>> begin RECORDS TO USE

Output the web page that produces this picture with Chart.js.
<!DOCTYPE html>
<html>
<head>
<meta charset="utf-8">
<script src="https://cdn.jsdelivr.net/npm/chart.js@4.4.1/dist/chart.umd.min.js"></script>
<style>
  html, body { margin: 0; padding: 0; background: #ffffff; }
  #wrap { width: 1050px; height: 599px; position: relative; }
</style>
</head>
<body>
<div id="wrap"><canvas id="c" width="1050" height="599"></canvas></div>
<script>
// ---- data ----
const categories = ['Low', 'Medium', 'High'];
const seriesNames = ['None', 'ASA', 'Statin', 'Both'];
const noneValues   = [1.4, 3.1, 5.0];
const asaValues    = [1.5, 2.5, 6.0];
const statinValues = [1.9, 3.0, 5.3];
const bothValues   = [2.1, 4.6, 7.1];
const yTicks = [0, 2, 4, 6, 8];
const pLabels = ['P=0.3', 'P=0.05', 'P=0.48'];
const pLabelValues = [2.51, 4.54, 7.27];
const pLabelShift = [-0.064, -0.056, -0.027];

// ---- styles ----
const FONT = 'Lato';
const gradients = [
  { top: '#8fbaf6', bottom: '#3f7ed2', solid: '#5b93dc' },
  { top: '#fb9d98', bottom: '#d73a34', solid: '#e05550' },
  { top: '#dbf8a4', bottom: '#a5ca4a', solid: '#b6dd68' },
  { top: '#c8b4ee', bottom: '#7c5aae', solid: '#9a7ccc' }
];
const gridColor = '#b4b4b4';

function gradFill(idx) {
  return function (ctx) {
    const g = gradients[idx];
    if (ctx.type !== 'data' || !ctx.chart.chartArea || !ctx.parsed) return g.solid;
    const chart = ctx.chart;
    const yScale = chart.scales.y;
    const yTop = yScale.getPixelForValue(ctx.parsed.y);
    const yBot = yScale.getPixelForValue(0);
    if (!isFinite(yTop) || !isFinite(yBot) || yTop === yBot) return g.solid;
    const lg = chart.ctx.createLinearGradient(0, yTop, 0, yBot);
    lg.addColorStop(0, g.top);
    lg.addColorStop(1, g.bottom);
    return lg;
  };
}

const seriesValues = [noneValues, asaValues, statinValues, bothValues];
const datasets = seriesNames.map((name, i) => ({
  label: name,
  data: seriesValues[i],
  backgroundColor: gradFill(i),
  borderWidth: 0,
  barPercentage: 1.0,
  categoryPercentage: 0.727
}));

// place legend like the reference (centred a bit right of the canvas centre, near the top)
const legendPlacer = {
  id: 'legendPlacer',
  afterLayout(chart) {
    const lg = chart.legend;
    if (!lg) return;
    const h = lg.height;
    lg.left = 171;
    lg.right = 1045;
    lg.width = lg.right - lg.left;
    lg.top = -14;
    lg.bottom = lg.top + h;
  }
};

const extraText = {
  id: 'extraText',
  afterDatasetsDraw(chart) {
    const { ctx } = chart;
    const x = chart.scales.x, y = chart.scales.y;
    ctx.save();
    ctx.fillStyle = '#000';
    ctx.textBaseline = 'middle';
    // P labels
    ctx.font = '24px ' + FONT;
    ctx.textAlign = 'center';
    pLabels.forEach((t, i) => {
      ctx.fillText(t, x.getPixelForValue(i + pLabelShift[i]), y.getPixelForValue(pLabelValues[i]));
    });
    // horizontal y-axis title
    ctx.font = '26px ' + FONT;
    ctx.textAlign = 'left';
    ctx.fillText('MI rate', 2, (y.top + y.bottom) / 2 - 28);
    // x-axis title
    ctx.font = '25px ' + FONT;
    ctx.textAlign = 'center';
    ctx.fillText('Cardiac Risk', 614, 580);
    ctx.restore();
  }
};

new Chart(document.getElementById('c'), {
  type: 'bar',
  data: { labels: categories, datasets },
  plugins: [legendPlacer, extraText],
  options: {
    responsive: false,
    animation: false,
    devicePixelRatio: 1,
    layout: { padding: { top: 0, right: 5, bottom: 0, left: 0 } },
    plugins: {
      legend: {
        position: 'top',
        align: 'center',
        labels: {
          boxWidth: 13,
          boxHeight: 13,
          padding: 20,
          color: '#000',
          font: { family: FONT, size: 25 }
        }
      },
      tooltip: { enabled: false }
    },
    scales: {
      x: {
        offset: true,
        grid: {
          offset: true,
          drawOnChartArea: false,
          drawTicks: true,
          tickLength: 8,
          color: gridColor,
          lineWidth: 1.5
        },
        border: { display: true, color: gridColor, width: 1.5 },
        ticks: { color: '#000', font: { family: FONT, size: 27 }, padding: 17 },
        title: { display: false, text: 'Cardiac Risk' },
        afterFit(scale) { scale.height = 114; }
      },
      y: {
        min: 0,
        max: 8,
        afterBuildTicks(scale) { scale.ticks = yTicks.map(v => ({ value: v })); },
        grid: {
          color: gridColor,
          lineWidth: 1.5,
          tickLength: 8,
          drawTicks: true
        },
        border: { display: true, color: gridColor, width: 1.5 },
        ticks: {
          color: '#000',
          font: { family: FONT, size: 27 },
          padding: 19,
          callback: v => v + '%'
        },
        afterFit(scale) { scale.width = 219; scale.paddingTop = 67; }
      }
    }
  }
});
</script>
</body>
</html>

>> end RECORDS TO USE
>> begin RECORDS TO USE

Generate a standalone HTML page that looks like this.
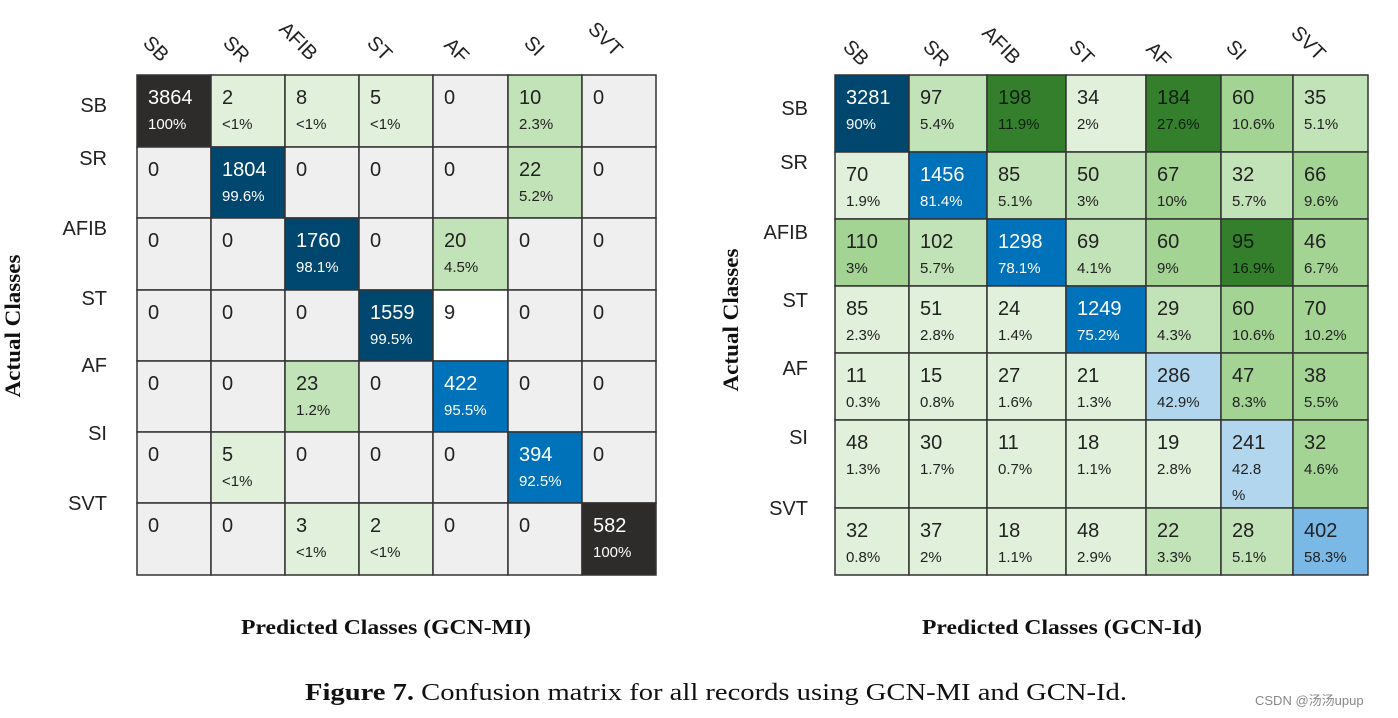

>> end RECORDS TO USE

(SET PROBLEM): Extract the lines of the preceding material that run from the line with "Output the web" through the line with "const pLabelShift = [-0.064, -0.056, -0.027];", inclusive, reproducing them exactly and adding nothing.

(EXPECTED ANSWER):
Output the web page that produces this picture with Chart.js.
<!DOCTYPE html>
<html>
<head>
<meta charset="utf-8">
<script src="https://cdn.jsdelivr.net/npm/chart.js@4.4.1/dist/chart.umd.min.js"></script>
<style>
  html, body { margin: 0; padding: 0; background: #ffffff; }
  #wrap { width: 1050px; height: 599px; position: relative; }
</style>
</head>
<body>
<div id="wrap"><canvas id="c" width="1050" height="599"></canvas></div>
<script>
// ---- data ----
const categories = ['Low', 'Medium', 'High'];
const seriesNames = ['None', 'ASA', 'Statin', 'Both'];
const noneValues   = [1.4, 3.1, 5.0];
const asaValues    = [1.5, 2.5, 6.0];
const statinValues = [1.9, 3.0, 5.3];
const bothValues   = [2.1, 4.6, 7.1];
const yTicks = [0, 2, 4, 6, 8];
const pLabels = ['P=0.3', 'P=0.05', 'P=0.48'];
const pLabelValues = [2.51, 4.54, 7.27];
const pLabelShift = [-0.064, -0.056, -0.027];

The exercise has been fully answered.